1. An electrolytic reduction cell for the production of a metal, which cell includes: an outer shell and an inner lining of insulating material which form a base, side walls and end walls for containing an electrolytic bath; an anode; a cathode located on the base of the cell; and a plurality of collector bars which electrically connect the cathode to an electrical current carrier that is external to the cell, wherein each collector bar includes an elongated first section that contacts the cathode and at least one end section that extends through one of the side walls and is electrically connected to the electrical current carrier, and wherein the cell is characterised in that, for the purpose of controlling current distribution, the first section of each collector bar includes a core of relatively high electrical conductivity material and an outer housing of a more mechanically and chemically resistant material than the core material and the end section of each collector bar is formed from relatively low thermal conductivity material.

2. The cell defined in claim 1 wherein the core material is copper.

3. The cell defined in claim 1 or claim 2 wherein the outer housing material is a relatively low electrical conductivity material compared to the core material.

4. The cell defined in claim 3 wherein the outer housing material is steel.

5. The cell defined in any one of the preceding claims wherein the end section material is steel.

6. The cell defined in any one of the preceding claims wherein the cathode is in the form of a plurality of blocks that are positioned side by side on the base of the cell.

7. The cell defined in claim 6 wherein the cathode blocks extend side by side along the length of the cell with the ends of the blocks contiguous with the side walls of the cell.

8. The cell defined in claim 7 wherein there is one collector bar per cathode block, with the first section extending along the length of the block and the end sections of the bar being formed from relatively low thermal conductivity material and extending through opposite side walls.

9. The cell defined in claim 7 wherein there are two collector bars per block, with the first section of one bar extending substantially half way along the length of the block with an end section extending through one side wall and the first section of the other bar extending substantially half way along the length of the block with an end section extending through the other side wall.

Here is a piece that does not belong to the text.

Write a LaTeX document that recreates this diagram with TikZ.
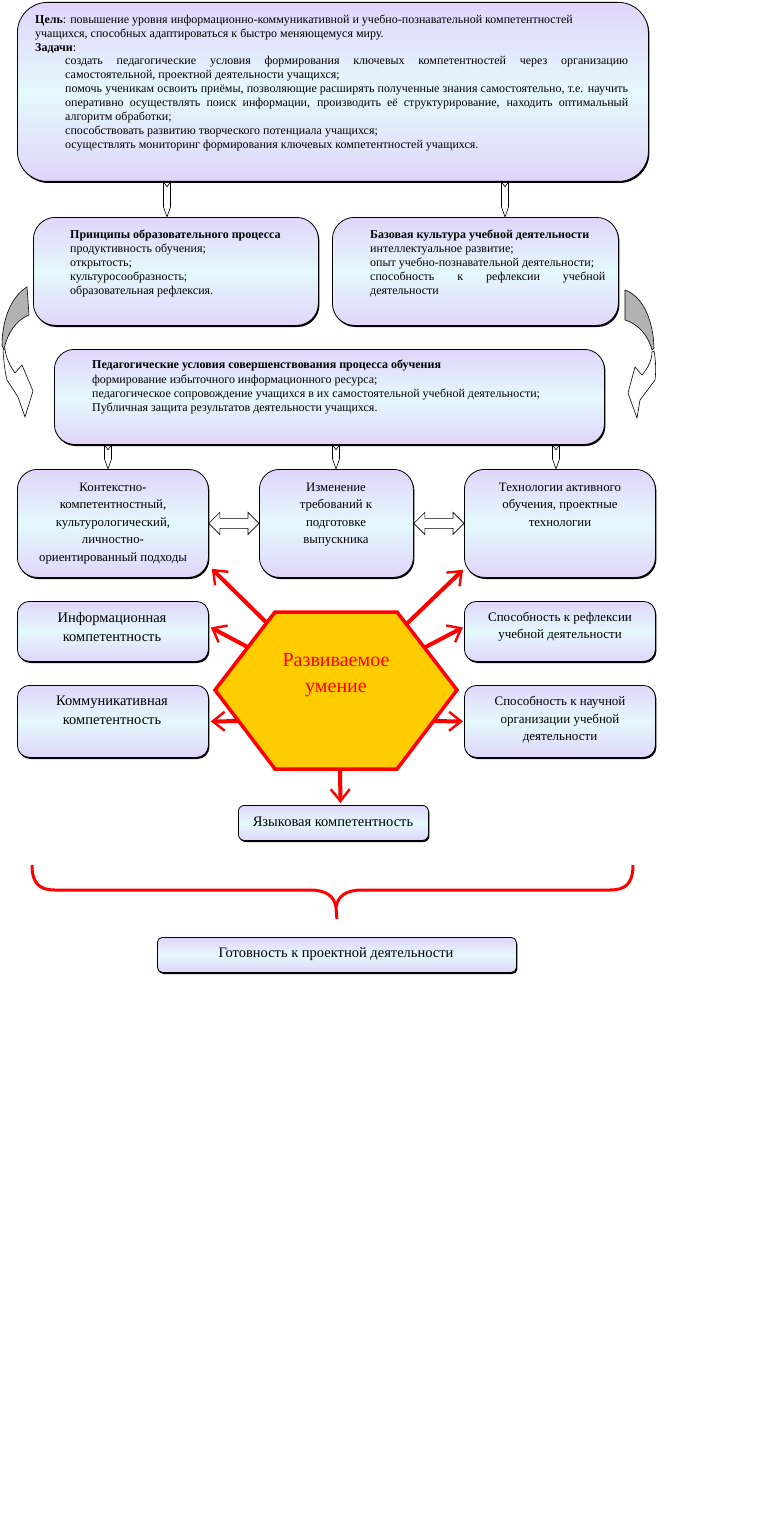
\documentclass[tikz,border=0pt]{standalone}
\usepackage{fontspec}
\setmainfont{Liberation Serif}
\usetikzlibrary{arrows.meta,calc,shadows}

\definecolor{lavend}{RGB}{224,213,250}
\definecolor{icecyan}{RGB}{228,249,253}
\definecolor{skillgold}{RGB}{255,204,0}
\definecolor{curvgrey}{RGB}{178,178,178}

\tikzset{
  card/.style={draw=black, line width=0.8pt, top color=lavend, bottom color=lavend, middle color=icecyan,
    drop shadow={shadow xshift=1pt, shadow yshift=-1.6pt, fill=black, opacity=1},
    inner sep=0pt, anchor=north west},
  txt/.style={inner sep=0pt, align=left},
  ctxt/.style={inner sep=0pt, align=center, anchor=north},
  redarrow/.style={draw=red, line width=4pt, -{Straight Barb[length=12pt,width=19pt,line width=2.4pt]}},
  hexa/.style={draw=red, line width=3.5pt, fill=skillgold, line join=miter},
  bracered/.style={draw=red, line width=3pt},
}

% narrow hollow arrow pointing down, #1 top point, #2 bottom point
\newcommand{\thinarrow}[2]{%
  \draw[fill=white, line width=0.6pt] let \p1=(#1), \p2=(#2) in
    ({\x1-3.5pt},\y1) -- (\x1,{\y1+5pt}) -- ({\x1+3.5pt},\y1) -- ({\x1+3.5pt},{\y2-10pt})
    -- (\x1,\y2) -- ({\x1-3.5pt},{\y2-10pt}) -- cycle;}
% hollow double arrow, #1 left point, #2 right point
\newcommand{\wideboth}[2]{%
  \draw[fill=white, line width=0.6pt] let \p1=(#1), \p2=(#2) in
    (\x1,\y1) -- ({\x1+11pt},{\y1+11pt}) -- ({\x1+11pt},{\y1+5pt}) -- ({\x2-11pt},{\y1+5pt})
    -- ({\x2-11pt},{\y1+11pt}) -- (\x2,\y1) -- ({\x2-11pt},{\y1-11pt}) -- ({\x2-11pt},{\y1-5pt})
    -- ({\x1+11pt},{\y1-5pt}) -- ({\x1+11pt},{\y1-11pt}) -- cycle;}

\begin{document}
\begin{tikzpicture}[x=1pt,y=1pt,yscale=-1,xscale=1]
        \useasboundingbox (0,0) rectangle (760,1517);
        \fill[white] (0,0) rectangle (760,1517);
        %Rounded Rect [goal]
        \node[card, rounded corners=30pt, minimum width=631pt, minimum height=179pt] (goal) at (17,2) {};
        %Rounded Rect [principles, basic culture]
        \node[card, rounded corners=22pt, minimum width=285pt, minimum height=108pt] (princ) at (33,217) {};
        \node[card, rounded corners=22pt, minimum width=286pt, minimum height=108pt] (base) at (332,217) {};
        %Rounded Rect [conditions]
        \node[card, rounded corners=20pt, minimum width=550pt, minimum height=95pt] (cond) at (54,349) {};
        %Rounded Rect [row of three]
        \node[card, rounded corners=20pt, minimum width=191pt, minimum height=108pt] (ctx) at (17,469) {};
        \node[card, rounded corners=20pt, minimum width=154pt, minimum height=108pt] (req) at (259,469) {};
        \node[card, rounded corners=20pt, minimum width=191pt, minimum height=108pt] (tech) at (464,469) {};
        %Rounded Rect [competences]
        \node[card, rounded corners=12pt, minimum width=191pt, minimum height=60pt] (info) at (17,601) {};
        \node[card, rounded corners=12pt, minimum width=191pt, minimum height=60pt] (refl) at (464,601) {};
        \node[card, rounded corners=12pt, minimum width=191pt, minimum height=72pt] (comm) at (17,685) {};
        \node[card, rounded corners=12pt, minimum width=191pt, minimum height=72pt] (sci) at (464,685) {};
        \node[card, rounded corners=6pt, minimum width=190pt, minimum height=35pt] (lang) at (238,805) {};
        \node[card, rounded corners=5pt, minimum width=359pt, minimum height=35pt] (ready) at (157,937) {};

        %Arrow columns
        \coordinate (c1) at (167,0);
        \coordinate (c2) at (505,0);
        \coordinate (c3) at (108,0);
        \coordinate (c4) at (336,0);
        \coordinate (c5) at (556,0);
        \thinarrow{goal.south -| c1}{princ.north -| c1}
        \thinarrow{goal.south -| c2}{base.north -| c2}
        \thinarrow{cond.south -| c3}{ctx.north -| c3}
        \thinarrow{cond.south -| c4}{req.north -| c4}
        \thinarrow{cond.south -| c5}{tech.north -| c5}
        %Double arrows
        \wideboth{ctx.east}{req.west}
        \wideboth{req.east}{tech.west}

        %Curved arrow left
        \draw[fill=curvgrey, line width=0.6pt] (27,287) .. controls (12,296) and (2,318) .. (2,346) -- (4,349) .. controls (7,334) and (16,320) .. (29,315) -- cycle;
        \draw[fill=white, line width=0.6pt] (3,350) .. controls (4,364) and (5,372) .. (7,380) -- (18,397) -- (25,417) -- (33,391) -- (22,365) -- (15,373) .. controls (10,366) and (6,358) .. (5,349) -- cycle;
        %Curved arrow right
        \draw[fill=curvgrey, line width=0.6pt] (625,290) .. controls (642,296) and (653,318) .. (654,348) -- (652,350) .. controls (648,335) and (638,324) .. (625,320) -- cycle;
        \draw[fill=white, line width=0.6pt] (654,351) .. controls (656,362) and (656,372) .. (655,380) -- (640,400) -- (637,418) -- (628,393) -- (635,367) -- (642,375) .. controls (648,368) and (652,360) .. (652,352) -- cycle;

        %Red arrows from the hexagon
        \coordinate (hexc) at (336,690);
        \draw[redarrow] ($(hexc)+(-58,-56)$) -- ([xshift=3pt,yshift=-9pt]ctx.south east);
        \draw[redarrow] ($(hexc)+(59,-55)$) -- ([xshift=-1pt,yshift=-8pt]tech.south west);
        \draw[redarrow] ($(hexc)+(-81,-39)$) -- ([xshift=2pt,yshift=-4pt]info.east);
        \draw[redarrow] ($(hexc)+(82,-39)$) -- ([xshift=-1pt,yshift=-4pt]refl.west);
        \draw[redarrow] ($(hexc)+(-86,31)$) -- ([xshift=2pt]comm.east);
        \draw[redarrow] ($(hexc)+(86,31)$) -- ([xshift=-1pt]sci.west);
        \draw[redarrow] ($(hexc)+(4,70)$) -- ([xshift=7pt,yshift=-2pt]lang.north);
        %Hexagon
        \coordinate (h1) at (215,690);
        \coordinate (h2) at (275,612);
        \coordinate (h3) at (397,612);
        \coordinate (h4) at (457,690);
        \coordinate (h5) at (397,769);
        \coordinate (h6) at (275,769);
        \draw[hexa] (h1) -- (h2) -- (h3) -- (h4) -- (h5) -- (h6) -- cycle;

        %Brace
        \coordinate (brl) at (32,865);
        \coordinate (brr) at (633,865);
        \coordinate (brt) at ([yshift=-18pt]ready.north);
        \draw[bracered] (brl) .. controls (32,884) and (40,890) .. (55,890) -- (310,890) .. controls (326,890) and (334,896) .. (336,907) -- (brt);
        \draw[bracered] (brr) .. controls (633,884) and (625,890) .. (610,890) -- (362,890) .. controls (346,890) and (338,896) .. (336,907);

        % Text Node
        \draw (35,14.5) node [txt, anchor=north west, font=\fontsize{12}{13.9}\selectfont] (goaltxt) {\textbf{Цель}: повышение уровня информационно-коммуникативной и учебно-познавательной компетентностей\\
          учащихся, способных адаптироваться к быстро меняющемуся миру.\\
          \textbf{Задачи}:\\
          \hspace*{30pt}\hbox to 563pt{создать педагогические условия формирования ключевых компетентностей через организацию}\\
          \hspace*{30pt}самостоятельной, проектной деятельности учащихся;\\
          \hspace*{30pt}\hbox to 563pt{помочь ученикам освоить приёмы, позволяющие расширять полученные знания самостоятельно, т.е. научить}\\
          \hspace*{30pt}\hbox to 563pt{оперативно осуществлять поиск информации, производить её структурирование, находить оптимальный}\\
          \hspace*{30pt}алгоритм обработки;\\
          \hspace*{30pt}способствовать развитию творческого потенциала учащихся;\\
          \hspace*{30pt}осуществлять мониторинг формирования ключевых компетентностей учащихся.};
        % Text Node
        \draw (70,230) node [txt, anchor=north west, font=\fontsize{12}{14}\selectfont] (princtxt) {\textbf{Принципы образовательного процесса}\\
          продуктивность обучения;\\ открытость;\\ культуросообразность;\\ образовательная рефлексия.};
        % Text Node
        \draw (370,230) node [txt, anchor=north west, font=\fontsize{12}{14}\selectfont] (basetxt) {\textbf{Базовая культура учебной деятельности}\\
          интеллектуальное развитие;\\ опыт учебно-познавательной деятельности;\\
          \hbox to 235pt{способность к рефлексии учебной}\\ деятельности};
        % Text Node
        \draw (92,360) node [txt, anchor=north west, font=\fontsize{12}{14.3}\selectfont] (condtxt) {\textbf{Педагогические условия совершенствования процесса обучения}\\
          формирование избыточного информационного ресурса;\\
          педагогическое сопровождение учащихся в их самостоятельной учебной деятельности;\\
          Публичная защита результатов деятельности учащихся.};
        % Text Node
        \draw (113,483) node [ctxt, font=\fontsize{12.8}{17.4}\selectfont] (ctxtxt) {Контекстно-\\компетентностный,\\культурологический,\\личностно-\\ориентированный подходы};
        \draw (336,483) node [ctxt, font=\fontsize{12.8}{17.4}\selectfont] (reqtxt) {Изменение\\требований к\\подготовке\\выпускника};
        \draw (560,483) node [ctxt, font=\fontsize{12.8}{17.4}\selectfont] (techtxt) {Технологии активного\\обучения, проектные\\технологии};
        % Text Node
        \draw (112,612) node [ctxt, font=\fontsize{14.5}{19}\selectfont] (infotxt) {Информационная\\компетентность};
        \draw (112,696) node [ctxt, font=\fontsize{14.5}{19}\selectfont] (commtxt) {Коммуникативная\\компетентность};
        \draw (560,612) node [ctxt, font=\fontsize{13}{17}\selectfont] (refltxt) {Способность к рефлексии\\учебной деятельности};
        \draw (560,696) node [ctxt, font=\fontsize{13}{17.5}\selectfont] (scitxt) {Способность к научной\\организации учебной\\деятельности};
        \draw (333,816.5) node [ctxt, font=\fontsize{14.5}{17}\selectfont] (langtxt) {Языковая компетентность};
        \draw (336,947.5) node [ctxt, font=\fontsize{14.5}{17}\selectfont] (readytxt) {Готовность к проектной деятельности};
        % Text Node
        \draw (336,653) node [ctxt, text=red, font=\fontsize{20}{26}\selectfont] (skill) {Развиваемое\\умение};
\end{tikzpicture}
\end{document}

10. The cell defined in any one of claims 6 to 9 wherein the undersurface of the block includes a channel which receives the first section of the collector bar.

11. The cell defined in claim 10 wherein the first section of the collector bar is cast or glued in the channel.

12. The cell defined in any one of the preceding claims includes a means for increasing the effective surface area of electrical contact between the cathode and the relatively high electrical conductivity material core of each collector bar.

13. The cell defined in any one of the preceding claims includes a means for improving both the longitudinal and transverse distribution of current in the cathode.

14. The cell defined in claim 10 wherein the electrical contact means includes a plurality of electrical contact plugs mounted in electrical contact to the cathode and to the collector bars.